The Gordon Growth Model Calculator helps estimate the fair value of a stock by assuming dividends grow at a constant rate forever. This model simplifies stock valuation by discounting future dividends to their present value.
It’s an effective tool for investors analyzing dividend-paying companies with steady growth.
Gordon Growth Model Calculator
Definition: What is the Gordon Growth Model?
The Gordon Growth Model (GGM) is a financial model used to determine the intrinsic value of a stock based on the assumption that dividends will grow at a constant rate indefinitely.
It is a simplified form of the Dividend Discount Model (DDM) and is primarily used for valuing stable, dividend-paying companies.
The formula calculates the present value of an infinite series of future dividends by discounting them at the required rate of return, making it particularly useful for long-term investors.

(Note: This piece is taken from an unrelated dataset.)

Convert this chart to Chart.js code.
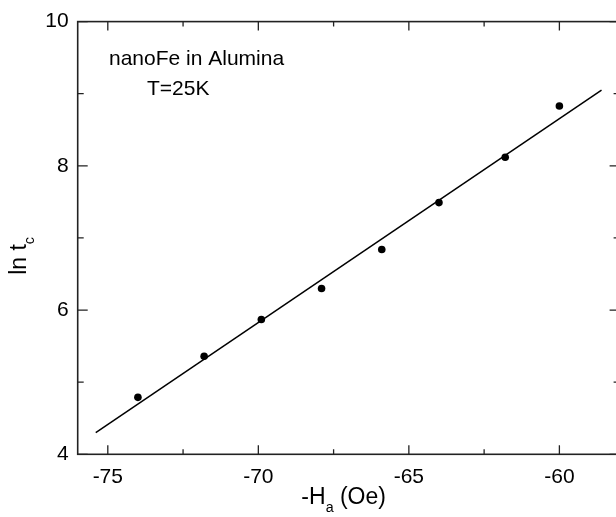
<!DOCTYPE html>
<html>
<head>
<meta charset="utf-8">
<script src="https://cdn.jsdelivr.net/npm/chart.js@4.4.1/dist/chart.umd.min.js"></script>
<style>
html, body {margin: 0; overflow: hidden; background: #fff;}
#wrap {width: 630px; height: 517px; position: relative;}
</style>
</head>
<body>
<div id="wrap"><canvas id="lnt_chart"></canvas></div>
<script>
// data
const field_values = [-74, -71.8, -69.9, -67.9, -65.9, -64, -61.8, -60]
const ln_tc = [4.79, 5.36, 5.87, 6.30, 6.84, 7.49, 8.12, 8.83]
// fitted straight line (two ends)
const fit_x = [-75.4, -58.6]
const fit_y = [4.30, 9.05]

const x_ticks = [-75, -70, -65, -60]
const x_minor = [-72.5, -67.5, -62.5]
const y_ticks = [4, 6, 8, 10]
const y_minor = [5, 7, 9]

const font_family = "'Liberation Sans', Arial, Helvetica, sans-serif"

// draws text made of [string, isSub] parts, centred at 0,0 baseline
function draw_parts(ctx, parts, size) {
    let widths = parts.map(p => {
        ctx.font = (p[1] ? size * 0.62 : size) + 'px ' + font_family
        return ctx.measureText(p[0]).width
    })
    let total = widths.reduce((a, b) => a + b, 0)
    let x = -total / 2
    parts.forEach((p, i) => {
        ctx.font = (p[1] ? size * 0.62 : size) + 'px ' + font_family
        ctx.fillText(p[0], x, p[1] ? size * 0.35 : 0)
        x += widths[i]
    })
}

const frame_plugin = {
    id: 'frame',
    afterDraw(chart) {
        const ctx = chart.ctx
        const a = chart.chartArea
        const xs = chart.scales.x
        const ys = chart.scales.y
        ctx.save()
        ctx.strokeStyle = '#222'
        ctx.lineWidth = 1.6
        ctx.strokeRect(a.left, a.top, a.right - a.left, a.bottom - a.top)

        ctx.lineWidth = 1.3
        ctx.beginPath()
        const xmark = (v, len) => {
            let px = xs.getPixelForValue(v)
            ctx.moveTo(px, a.bottom); ctx.lineTo(px, a.bottom - len)
            ctx.moveTo(px, a.top); ctx.lineTo(px, a.top + len)
        }
        const ymark = (v, len) => {
            let py = ys.getPixelForValue(v)
            ctx.moveTo(a.left, py); ctx.lineTo(a.left + len, py)
            ctx.moveTo(a.right, py); ctx.lineTo(a.right - len, py)
        }
        x_ticks.forEach(v => xmark(v, 9))
        x_minor.forEach(v => xmark(v, 5))
        y_ticks.forEach(v => ymark(v, 10))
        y_minor.forEach(v => ymark(v, 6))
        ctx.stroke()

        // labels
        ctx.fillStyle = '#000'
        ctx.textAlign = 'left'
        ctx.textBaseline = 'alphabetic'
        ctx.font = '21px ' + font_family
        ctx.fillText('nanoFe in Alumina', 109, 65)
        ctx.fillText('T=25K', 147, 95)

        // x axis title
        ctx.save()
        ctx.translate((a.left + a.right) / 2 - 5, 504)
        draw_parts(ctx, [['-H', false], ['a', true], [' (Oe)', false]], 23)
        ctx.restore()

        // y axis title
        ctx.save()
        ctx.translate(26, (a.top + a.bottom) / 2 + 18)
        ctx.rotate(-Math.PI / 2)
        draw_parts(ctx, [['ln t', false], ['c', true]], 23)
        ctx.restore()

        ctx.restore()
    }
}

let lnt_document = document.getElementById('lnt_chart').getContext('2d')

let lnt_chart = new Chart(lnt_document, {
    type: 'scatter',
    data: {
        datasets: [{
            label: 'ln tc',
            data: field_values.map((x, i) => ({x: x, y: ln_tc[i]})),
            backgroundColor: '#000',
            borderColor: '#000',
            pointRadius: 3.8,
            borderWidth: 0,
            showLine: false
        }, {
            label: 'fit',
            data: fit_x.map((x, i) => ({x: x, y: fit_y[i]})),
            borderColor: '#000',
            borderWidth: 1.5,
            pointRadius: 0,
            showLine: true,
            fill: false
        }]
    },
    options: {
        responsive: true,
        maintainAspectRatio: false,
        animation: false,
        layout: {padding: {top: 20, left: 0, right: 10.4, bottom: 0}},
        plugins: {
            legend: {display: false},
            tooltip: {enabled: false}
        },
        scales: {
            x: {
                type: 'linear',
                min: -76,
                max: -58,
                grid: {display: false, drawTicks: false},
                border: {display: false},
                ticks: {
                    color: '#000',
                    padding: 10,
                    font: {size: 21, family: font_family}
                },
                afterBuildTicks: s => { s.ticks = x_ticks.map(v => ({value: v})) },
                afterFit: s => { s.height = 62.7 }
            },
            y: {
                type: 'linear',
                min: 4,
                max: 10,
                grid: {display: false, drawTicks: false},
                border: {display: false},
                ticks: {
                    color: '#000',
                    padding: 9,
                    font: {size: 21, family: font_family}
                },
                afterBuildTicks: s => { s.ticks = y_ticks.map(v => ({value: v})) },
                afterFit: s => { s.width = 77.7 }
            }
        }
    },
    plugins: [frame_plugin]
})
</script>
</body>
</html>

Gordon Growth Model: Formula & Calculation
The Gordon Growth Model (GGM) formula is used to calculate the intrinsic value of a stock based on its future dividends, assuming constant growth.
The formula is:
\( \text{Stock Price} = \frac{\text{Dividends per Share}}{\text{Discount Rate} – \text{Dividend Growth Rate}} \)Where:
- Dividends per Share is the annual dividend payout.
- Discount Rate is the required rate of return.
- Dividend Growth Rate is the expected annual growth rate of the dividends.
To calculate, subtract the growth rate from the discount rate and divide the annual dividend by the result. This gives the fair value of the stock based on projected future dividends.